Reproduce every line of the material below, but drop the pictures.
---
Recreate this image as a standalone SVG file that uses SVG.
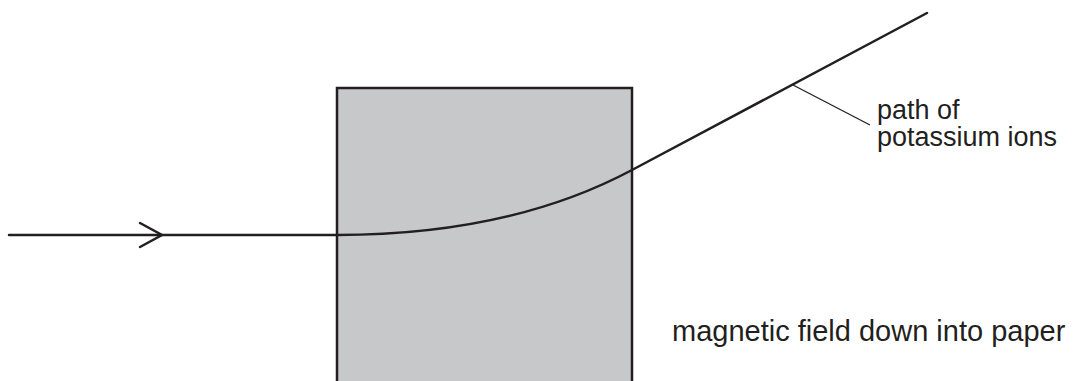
<svg xmlns="http://www.w3.org/2000/svg" width="1077" height="381" viewBox="0 0 1077 381">
<style>
.ln{fill:none;stroke:#231f20;stroke-width:2.5;stroke-linecap:round}
.lbl{font-family:"Liberation Sans",Arial,sans-serif;font-size:27px;fill:#231f20}
</style>
<rect width="1077" height="381" fill="#fff"/>
<g id="field-region">
<rect x="337" y="88" width="295" height="310" fill="#c7c8ca" stroke="#231f20" stroke-width="2.5"/>
</g>
<g id="connectors">
<path class="ln" d="M9,235 H337 Q510,235 632,170 L927,13"/>
<path class="ln" d="M140,223 L162,235 L140,247"/>
<line x1="793" y1="85" x2="870" y2="125" stroke="#231f20" stroke-width="1.3"/>
</g>
<g id="label-path">
<text class="lbl" x="877" y="119">path of</text>
<text class="lbl" x="877" y="146">potassium ions</text>
</g>
<g id="label-field">
<text class="lbl" x="672" y="341" style="font-size:29px">magnetic field down into paper</text>
</g>
</svg>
---
- **Solution for this task**
Recreate this image as a standalone SVG file that uses SVG.
<svg xmlns="http://www.w3.org/2000/svg" width="1077" height="381" viewBox="0 0 1077 381">
<style>
.ln{fill:none;stroke:#231f20;stroke-width:2.5;stroke-linecap:round}
.lbl{font-family:"Liberation Sans",Arial,sans-serif;font-size:27px;fill:#231f20}
</style>
<rect width="1077" height="381" fill="#fff"/>
<g id="field-region">
<rect x="337" y="88" width="295" height="310" fill="#c7c8ca" stroke="#231f20" stroke-width="2.5"/>
</g>
<g id="connectors">
<path class="ln" d="M9,235 H337 Q510,235 632,170 L927,13"/>
<path class="ln" d="M140,223 L162,235 L140,247"/>
<line x1="793" y1="85" x2="870" y2="125" stroke="#231f20" stroke-width="1.3"/>
</g>
<g id="label-path">
<text class="lbl" x="877" y="119">path of</text>
<text class="lbl" x="877" y="146">potassium ions</text>
</g>
<g id="label-field">
<text class="lbl" x="672" y="341" style="font-size:29px">magnetic field down into paper</text>
</g>
</svg>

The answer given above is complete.